* [Source data]
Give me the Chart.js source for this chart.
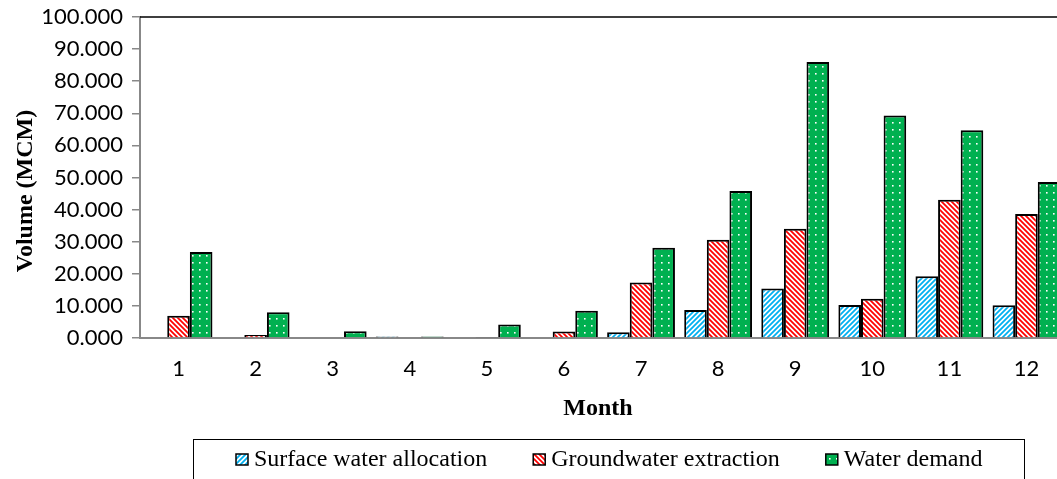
<!DOCTYPE html>
<html>
<head>
<meta charset="utf-8">
<script src="https://cdn.jsdelivr.net/npm/chart.js@4.4.1/dist/chart.umd.min.js"></script>
<style>
    html, body { margin: 0; padding: 0; background: #fff; overflow: hidden; }
    #wrap { position: relative; width: 1075px; height: 479px; }
</style>
</head>
<body>
<div id="wrap"><canvas id="chart" width="1075" height="479"></canvas></div>
<script>
// ===============================
// DATA
// ===============================
const months = ['1', '2', '3', '4', '5', '6', '7', '8', '9', '10', '11', '12'];
const surfaceWater = [0, 0, 0, 0.5, 0, 0, 1.8, 8.7, 15.4, 10.3, 19.2, 10.2];
const groundwater = [6.9, 0.9, 0, 0, 0.3, 2.0, 17.3, 30.6, 34.0, 12.2, 43.1, 38.6];
const waterDemand = [26.8, 8.0, 2.1, 0.5, 4.2, 8.5, 28.1, 45.8, 86.0, 69.3, 64.7, 48.6];
const yMin = 0;
const yMax = 100;
const yStep = 10;

const seriesNames = ['Surface water allocation', 'Groundwater extraction', 'Water demand'];
const xTitle = 'Month';
const yTitle = 'Volume (MCM)';

// ===============================
// PATTERNS
// ===============================
function stripes(color, up) {
    const c = document.createElement('canvas');
    c.width = 5; c.height = 5;
    const g = c.getContext('2d');
    g.fillStyle = '#fff';
    g.fillRect(0, 0, 5, 5);
    g.strokeStyle = color;
    g.lineWidth = 1.8;
    g.beginPath();
    if (up) {
        g.moveTo(-1, 1); g.lineTo(1, -1);
        g.moveTo(0, 5); g.lineTo(5, 0);
        g.moveTo(4, 6); g.lineTo(6, 4);
    } else {
        g.moveTo(-1, 4); g.lineTo(1, 6);
        g.moveTo(0, 0); g.lineTo(5, 5);
        g.moveTo(4, -1); g.lineTo(6, 1);
    }
    g.stroke();
    return g.createPattern(c, 'repeat');
}

function dots(color) {
    const c = document.createElement('canvas');
    c.width = 7; c.height = 7;
    const g = c.getContext('2d');
    g.fillStyle = color;
    g.fillRect(0, 0, 7, 7);
    g.fillStyle = '#fff';
    g.fillRect(3, 3, 1.6, 1.6);
    return g.createPattern(c, 'repeat');
}

const fills = [stripes('#00b0f0', true), stripes('#ff0000', false), dots('#00b050')];

// ===============================
// PLUGINS (frame, axis titles, boxed legend)
// ===============================
const extras = {
    id: 'extras',
    afterDraw(chart) {
        const ctx = chart.ctx;
        const a = chart.chartArea;
        ctx.save();

        // top frame line
        ctx.strokeStyle = '#000';
        ctx.lineWidth = 1.5;
        ctx.beginPath();
        ctx.moveTo(a.left, a.top);
        ctx.lineTo(a.right, a.top);
        ctx.lineTo(a.right, a.bottom);
        ctx.stroke();

        // axis titles
        ctx.fillStyle = '#000';
        ctx.font = 'bold 24px "Liberation Serif", "Times New Roman", serif';
        ctx.textAlign = 'center';
        ctx.textBaseline = 'alphabetic';
        ctx.fillText(xTitle, 598, 415);

        ctx.save();
        ctx.translate(32, 191);
        ctx.rotate(-Math.PI / 2);
        ctx.fillText(yTitle, 0, 0);
        ctx.restore();

        // legend box
        ctx.strokeStyle = '#000';
        ctx.lineWidth = 1;
        ctx.strokeRect(193.5, 439.5, 831, 60);

        ctx.font = '24px "Liberation Serif", "Times New Roman", serif';
        ctx.textAlign = 'left';
        let x = 236;
        chart.data.datasets.forEach(ds => {
            ctx.fillStyle = ds.backgroundColor;
            ctx.fillRect(x, 454, 12, 11);
            ctx.strokeStyle = '#000';
            ctx.lineWidth = 1.5;
            ctx.strokeRect(x, 454, 12, 11);
            ctx.fillStyle = '#000';
            ctx.fillText(ds.label, x + 18, 466);
            x += 18 + ctx.measureText(ds.label).width + 46;
        });

        ctx.restore();
    }
};

// ===============================
// CHART
// ===============================
const barStyle = {
    borderColor: '#000',
    borderWidth: 2,
    borderSkipped: 'start',
    barPercentage: 1.0,
    categoryPercentage: 0.88
};

new Chart(document.getElementById('chart').getContext('2d'), {
    type: 'bar',
    data: {
        labels: months,
        datasets: [
            { label: seriesNames[0], data: surfaceWater, backgroundColor: fills[0], ...barStyle },
            { label: seriesNames[1], data: groundwater, backgroundColor: fills[1], ...barStyle },
            { label: seriesNames[2], data: waterDemand, backgroundColor: fills[2], ...barStyle }
        ]
    },
    options: {
        responsive: false,
        animation: false,
        devicePixelRatio: 1,
        layout: { padding: { top: 17, right: 10, left: 0, bottom: 0 } },
        plugins: {
            legend: { display: false },
            tooltip: { enabled: false }
        },
        scales: {
            x: {
                grid: { display: false, drawTicks: false },
                border: { display: true, color: '#888', width: 2 },
                ticks: {
                    color: '#000',
                    padding: 18,
                    font: { family: 'Lato', size: 22 }
                },
                afterFit(scale) { scale.height = 141; }
            },
            y: {
                min: yMin,
                max: yMax,
                grid: {
                    drawOnChartArea: false,
                    drawTicks: true,
                    tickLength: 8,
                    color: '#888',
                    lineWidth: 1.5
                },
                border: { display: true, color: '#888', width: 2 },
                ticks: {
                    stepSize: yStep,
                    color: '#000',
                    padding: 9,
                    font: { family: 'Lato', size: 22 },
                    callback: v => v.toFixed(3)
                },
                afterFit(scale) {
                    scale.width = 140;
                    scale.paddingTop = 0;
                    scale.paddingBottom = 0;
                }
            }
        }
    },
    plugins: [extras]
});
</script>
</body>
</html>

* [Task directions]
Reproduce the material in full, word for word, and omit the pictures.

* [Task response]
Give me the Chart.js source for this chart.
<!DOCTYPE html>
<html>
<head>
<meta charset="utf-8">
<script src="https://cdn.jsdelivr.net/npm/chart.js@4.4.1/dist/chart.umd.min.js"></script>
<style>
    html, body { margin: 0; padding: 0; background: #fff; overflow: hidden; }
    #wrap { position: relative; width: 1075px; height: 479px; }
</style>
</head>
<body>
<div id="wrap"><canvas id="chart" width="1075" height="479"></canvas></div>
<script>
// ===============================
// DATA
// ===============================
const months = ['1', '2', '3', '4', '5', '6', '7', '8', '9', '10', '11', '12'];
const surfaceWater = [0, 0, 0, 0.5, 0, 0, 1.8, 8.7, 15.4, 10.3, 19.2, 10.2];
const groundwater = [6.9, 0.9, 0, 0, 0.3, 2.0, 17.3, 30.6, 34.0, 12.2, 43.1, 38.6];
const waterDemand = [26.8, 8.0, 2.1, 0.5, 4.2, 8.5, 28.1, 45.8, 86.0, 69.3, 64.7, 48.6];
const yMin = 0;
const yMax = 100;
const yStep = 10;

const seriesNames = ['Surface water allocation', 'Groundwater extraction', 'Water demand'];
const xTitle = 'Month';
const yTitle = 'Volume (MCM)';

// ===============================
// PATTERNS
// ===============================
function stripes(color, up) {
    const c = document.createElement('canvas');
    c.width = 5; c.height = 5;
    const g = c.getContext('2d');
    g.fillStyle = '#fff';
    g.fillRect(0, 0, 5, 5);
    g.strokeStyle = color;
    g.lineWidth = 1.8;
    g.beginPath();
    if (up) {
        g.moveTo(-1, 1); g.lineTo(1, -1);
        g.moveTo(0, 5); g.lineTo(5, 0);
        g.moveTo(4, 6); g.lineTo(6, 4);
    } else {
        g.moveTo(-1, 4); g.lineTo(1, 6);
        g.moveTo(0, 0); g.lineTo(5, 5);
        g.moveTo(4, -1); g.lineTo(6, 1);
    }
    g.stroke();
    return g.createPattern(c, 'repeat');
}

function dots(color) {
    const c = document.createElement('canvas');
    c.width = 7; c.height = 7;
    const g = c.getContext('2d');
    g.fillStyle = color;
    g.fillRect(0, 0, 7, 7);
    g.fillStyle = '#fff';
    g.fillRect(3, 3, 1.6, 1.6);
    return g.createPattern(c, 'repeat');
}

const fills = [stripes('#00b0f0', true), stripes('#ff0000', false), dots('#00b050')];

// ===============================
// PLUGINS (frame, axis titles, boxed legend)
// ===============================
const extras = {
    id: 'extras',
    afterDraw(chart) {
        const ctx = chart.ctx;
        const a = chart.chartArea;
        ctx.save();

        // top frame line
        ctx.strokeStyle = '#000';
        ctx.lineWidth = 1.5;
        ctx.beginPath();
        ctx.moveTo(a.left, a.top);
        ctx.lineTo(a.right, a.top);
        ctx.lineTo(a.right, a.bottom);
        ctx.stroke();

        // axis titles
        ctx.fillStyle = '#000';
        ctx.font = 'bold 24px "Liberation Serif", "Times New Roman", serif';
        ctx.textAlign = 'center';
        ctx.textBaseline = 'alphabetic';
        ctx.fillText(xTitle, 598, 415);

        ctx.save();
        ctx.translate(32, 191);
        ctx.rotate(-Math.PI / 2);
        ctx.fillText(yTitle, 0, 0);
        ctx.restore();

        // legend box
        ctx.strokeStyle = '#000';
        ctx.lineWidth = 1;
        ctx.strokeRect(193.5, 439.5, 831, 60);

        ctx.font = '24px "Liberation Serif", "Times New Roman", serif';
        ctx.textAlign = 'left';
        let x = 236;
        chart.data.datasets.forEach(ds => {
            ctx.fillStyle = ds.backgroundColor;
            ctx.fillRect(x, 454, 12, 11);
            ctx.strokeStyle = '#000';
            ctx.lineWidth = 1.5;
            ctx.strokeRect(x, 454, 12, 11);
            ctx.fillStyle = '#000';
            ctx.fillText(ds.label, x + 18, 466);
            x += 18 + ctx.measureText(ds.label).width + 46;
        });

        ctx.restore();
    }
};

// ===============================
// CHART
// ===============================
const barStyle = {
    borderColor: '#000',
    borderWidth: 2,
    borderSkipped: 'start',
    barPercentage: 1.0,
    categoryPercentage: 0.88
};

new Chart(document.getElementById('chart').getContext('2d'), {
    type: 'bar',
    data: {
        labels: months,
        datasets: [
            { label: seriesNames[0], data: surfaceWater, backgroundColor: fills[0], ...barStyle },
            { label: seriesNames[1], data: groundwater, backgroundColor: fills[1], ...barStyle },
            { label: seriesNames[2], data: waterDemand, backgroundColor: fills[2], ...barStyle }
        ]
    },
    options: {
        responsive: false,
        animation: false,
        devicePixelRatio: 1,
        layout: { padding: { top: 17, right: 10, left: 0, bottom: 0 } },
        plugins: {
            legend: { display: false },
            tooltip: { enabled: false }
        },
        scales: {
            x: {
                grid: { display: false, drawTicks: false },
                border: { display: true, color: '#888', width: 2 },
                ticks: {
                    color: '#000',
                    padding: 18,
                    font: { family: 'Lato', size: 22 }
                },
                afterFit(scale) { scale.height = 141; }
            },
            y: {
                min: yMin,
                max: yMax,
                grid: {
                    drawOnChartArea: false,
                    drawTicks: true,
                    tickLength: 8,
                    color: '#888',
                    lineWidth: 1.5
                },
                border: { display: true, color: '#888', width: 2 },
                ticks: {
                    stepSize: yStep,
                    color: '#000',
                    padding: 9,
                    font: { family: 'Lato', size: 22 },
                    callback: v => v.toFixed(3)
                },
                afterFit(scale) {
                    scale.width = 140;
                    scale.paddingTop = 0;
                    scale.paddingBottom = 0;
                }
            }
        }
    },
    plugins: [extras]
});
</script>
</body>
</html>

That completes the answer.